Sull’altare del male minore, la direzione dell’Hdp ha abbandonato ogni principio e ha sostenuto un candidato kemalista, quella corrente politica nata sulla base della negazione dei diritti delle minoranze nazionali!

Siamo certi che, nel tentativo di assicurarsi l’appoggio di Ogan, ultranazionalista vicino ai Lupi grigi, (5,2% al primo turno), Kılıçdaroğlu farà propria la “lotta la terrorismo” (leggi: ai curdi) e non esiterà a prendere le distanze dall’Hdp. La riconoscenza non è una virtù per la politica borghese-

Nonostante la censura e la decisione di farsi rappresentare dal Ysp (Partito della Sinistra verde) per evitare l’esclusione dalla competizione elettorale minacciata da Erdogan, l’Hdp ha raggiunto l’8,71 e ottenuto 61 parlamentari, confermandosi la terza forza politica. Altri 4 deputati vanno al Partito dei lavoratori della Turchia, di origine maoista, che sosteneva anch’esso Kılıçdaroğlu.

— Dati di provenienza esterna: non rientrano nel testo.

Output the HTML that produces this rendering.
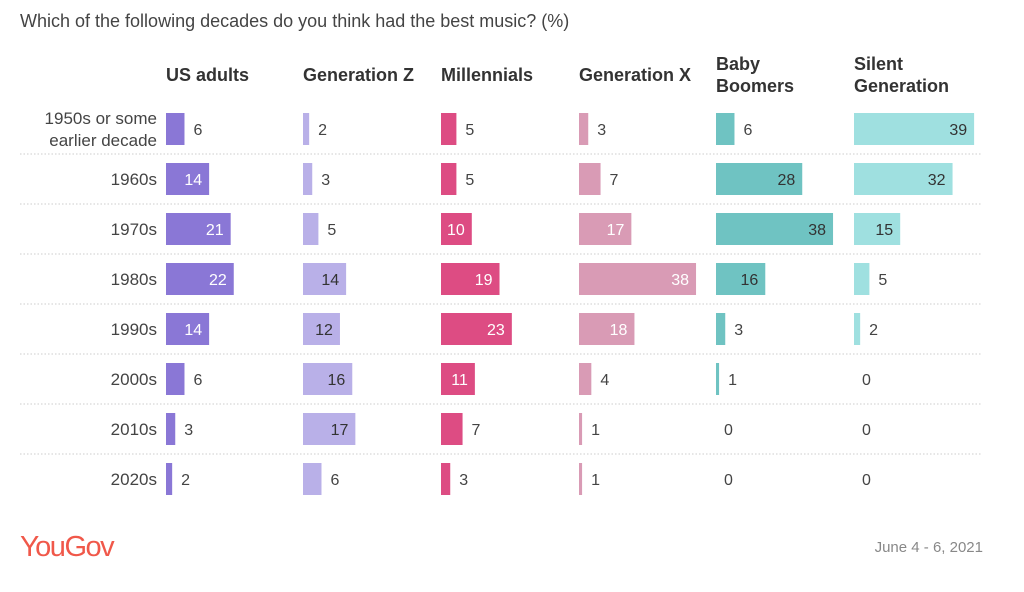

Il risultato dimostra tutto il potenziale per una forza di sinistra nel paese, a patto che porti avanti un programma di classe, senza compromessi con le differenti fazioni dell aborghesia.

Non è il nostro compito prevedere chi vincerà il ballottaggio. Nel caso, a oggi meno probabile, Kılıçdaroğlu ribaltasse l’esito del primo turno, si troverebbe in minoranza in Parlamento, costretto ad annacquare ancora di più le differenze con Erdogan per governare.

È invece nostro dovere imparare tutte le lezioni da questo primo turno. Gli scioperi e le mobilitazioni di massa avevano fatto tremare Erdogan tra il 2021 e il 2022. Gli scandali e la gestione del terremoto lo avevano fatto crollare nei sondaggi.

L’occasione di liberarsi del “Sultano” è stata sprecata a causa di manovre elettorali senza principi: Erdogan non può essere sconfitto dal meno peggio. Solo la lotta di classe può farla finita con Erdogan e le politiche del grande capitale. Se l’Hdp fosse armata di un programma di classe, legando le lotte quotidiane alla trasformazione socialista della società turca, potrebbe insinuarsi come un cuneo fra le divisioni etniche e religiose presenti all’interno dei lavoratori e dei giovani e unire le masse degli sfruttati.

La TMI lavora per costruire questa alternativa rivoluzionaria in Turchia e in tutto il medio oriente.